PARIS (Reuters) – Josephine Baker, the famed French-American singer and dancer, was to be inducted on Tuesday into the Pantheon mausoleum in Paris – one of France’s highest honours – at a ceremony attended by French President Emmanuel Macron.
Baker, who also served in the French Resistance during World War Two and was a prominent civic rights activist after the war, will be the first Black woman and sixth woman to enter the Pantheon.
Baker, who became a French citizen in 1937, died in 1975 and is buried in Monaco. In accordance with her family’s wishes, Baker’s remains have not been moved to the Pantheon.
To represent her presence there, a symbolic coffin was carried to the steps of the mausoleum containing handfuls of earth from four locations: her U.S. hometown of St. Louis, Paris, Monaco and Milandes, in the Dordogne region of France, where Baker owned a castle.
While the coffin, draped with the French flag, lay in front of the Pantheon, a choir performed songs from Baker’s repertoire and images from her life were projected onto the building’s facade.
Baker was born in St.
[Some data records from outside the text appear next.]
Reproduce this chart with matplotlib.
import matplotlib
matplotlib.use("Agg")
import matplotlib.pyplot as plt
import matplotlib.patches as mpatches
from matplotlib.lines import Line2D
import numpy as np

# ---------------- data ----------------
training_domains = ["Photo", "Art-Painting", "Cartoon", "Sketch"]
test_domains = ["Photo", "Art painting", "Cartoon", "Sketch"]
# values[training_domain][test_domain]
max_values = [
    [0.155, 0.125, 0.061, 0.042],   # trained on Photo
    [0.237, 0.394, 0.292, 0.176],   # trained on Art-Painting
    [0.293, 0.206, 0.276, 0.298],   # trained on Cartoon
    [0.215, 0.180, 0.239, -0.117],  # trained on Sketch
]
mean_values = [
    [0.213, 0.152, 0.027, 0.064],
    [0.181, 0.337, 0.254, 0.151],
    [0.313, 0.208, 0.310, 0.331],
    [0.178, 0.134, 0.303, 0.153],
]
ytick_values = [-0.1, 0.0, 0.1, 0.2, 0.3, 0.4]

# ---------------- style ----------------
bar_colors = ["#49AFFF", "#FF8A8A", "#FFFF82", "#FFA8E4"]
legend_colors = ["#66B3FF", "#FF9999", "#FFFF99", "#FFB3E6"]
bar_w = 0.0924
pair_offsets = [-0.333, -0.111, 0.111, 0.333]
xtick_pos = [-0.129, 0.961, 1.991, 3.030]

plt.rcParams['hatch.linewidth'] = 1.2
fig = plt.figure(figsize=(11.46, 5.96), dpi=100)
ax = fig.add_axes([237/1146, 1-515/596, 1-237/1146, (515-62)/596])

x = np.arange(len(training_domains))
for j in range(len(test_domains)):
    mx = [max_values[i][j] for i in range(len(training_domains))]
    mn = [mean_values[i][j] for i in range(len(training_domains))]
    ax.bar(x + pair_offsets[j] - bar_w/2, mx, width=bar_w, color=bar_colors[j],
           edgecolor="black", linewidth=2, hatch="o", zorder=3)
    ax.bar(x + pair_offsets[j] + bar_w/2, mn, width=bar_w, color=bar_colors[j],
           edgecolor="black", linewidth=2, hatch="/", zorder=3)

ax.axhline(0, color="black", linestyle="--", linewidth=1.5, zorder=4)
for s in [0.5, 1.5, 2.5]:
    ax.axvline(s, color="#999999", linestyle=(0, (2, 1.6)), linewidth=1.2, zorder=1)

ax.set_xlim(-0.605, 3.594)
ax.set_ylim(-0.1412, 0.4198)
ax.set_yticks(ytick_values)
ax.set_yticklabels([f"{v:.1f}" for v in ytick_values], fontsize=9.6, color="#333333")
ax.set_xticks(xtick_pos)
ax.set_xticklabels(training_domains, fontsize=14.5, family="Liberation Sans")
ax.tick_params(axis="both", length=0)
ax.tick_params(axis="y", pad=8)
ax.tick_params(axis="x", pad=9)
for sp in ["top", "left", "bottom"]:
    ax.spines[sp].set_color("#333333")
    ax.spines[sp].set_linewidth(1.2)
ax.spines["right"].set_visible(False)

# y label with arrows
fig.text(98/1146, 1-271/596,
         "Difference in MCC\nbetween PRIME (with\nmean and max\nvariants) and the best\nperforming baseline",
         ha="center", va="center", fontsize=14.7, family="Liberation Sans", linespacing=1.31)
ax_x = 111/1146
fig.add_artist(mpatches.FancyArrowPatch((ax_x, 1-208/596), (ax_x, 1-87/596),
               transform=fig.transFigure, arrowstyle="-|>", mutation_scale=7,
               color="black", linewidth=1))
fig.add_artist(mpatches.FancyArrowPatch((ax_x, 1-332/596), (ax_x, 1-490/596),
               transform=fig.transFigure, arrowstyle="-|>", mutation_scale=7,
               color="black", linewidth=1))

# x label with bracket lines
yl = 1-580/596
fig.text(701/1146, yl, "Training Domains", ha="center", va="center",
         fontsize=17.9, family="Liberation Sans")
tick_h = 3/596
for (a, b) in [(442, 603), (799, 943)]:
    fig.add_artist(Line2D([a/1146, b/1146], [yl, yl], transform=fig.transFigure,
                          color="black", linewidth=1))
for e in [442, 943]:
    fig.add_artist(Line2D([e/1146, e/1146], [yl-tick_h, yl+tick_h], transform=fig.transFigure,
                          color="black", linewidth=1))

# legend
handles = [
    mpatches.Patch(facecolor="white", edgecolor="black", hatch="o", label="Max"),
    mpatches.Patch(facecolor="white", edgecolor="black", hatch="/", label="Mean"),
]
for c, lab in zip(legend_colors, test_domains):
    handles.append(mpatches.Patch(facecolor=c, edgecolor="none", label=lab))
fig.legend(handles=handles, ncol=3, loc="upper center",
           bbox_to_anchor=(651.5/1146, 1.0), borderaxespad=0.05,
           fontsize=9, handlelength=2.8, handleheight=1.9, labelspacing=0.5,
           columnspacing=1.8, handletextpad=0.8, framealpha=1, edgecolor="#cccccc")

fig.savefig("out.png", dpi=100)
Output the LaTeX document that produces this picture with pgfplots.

Louis, Missouri, in 1906 but went on to find much of her fame after arriving in Paris in the 1920s, as many Black Americans stayed on in the French capital after World War One and brought over with them American jazz culture.
Once inside the Pantheon, Baker’s empty coffin will lie alongside French national icons such as authors Emile Zola and Victor Hugo, the philosopher Voltaire and politician Simone Veil.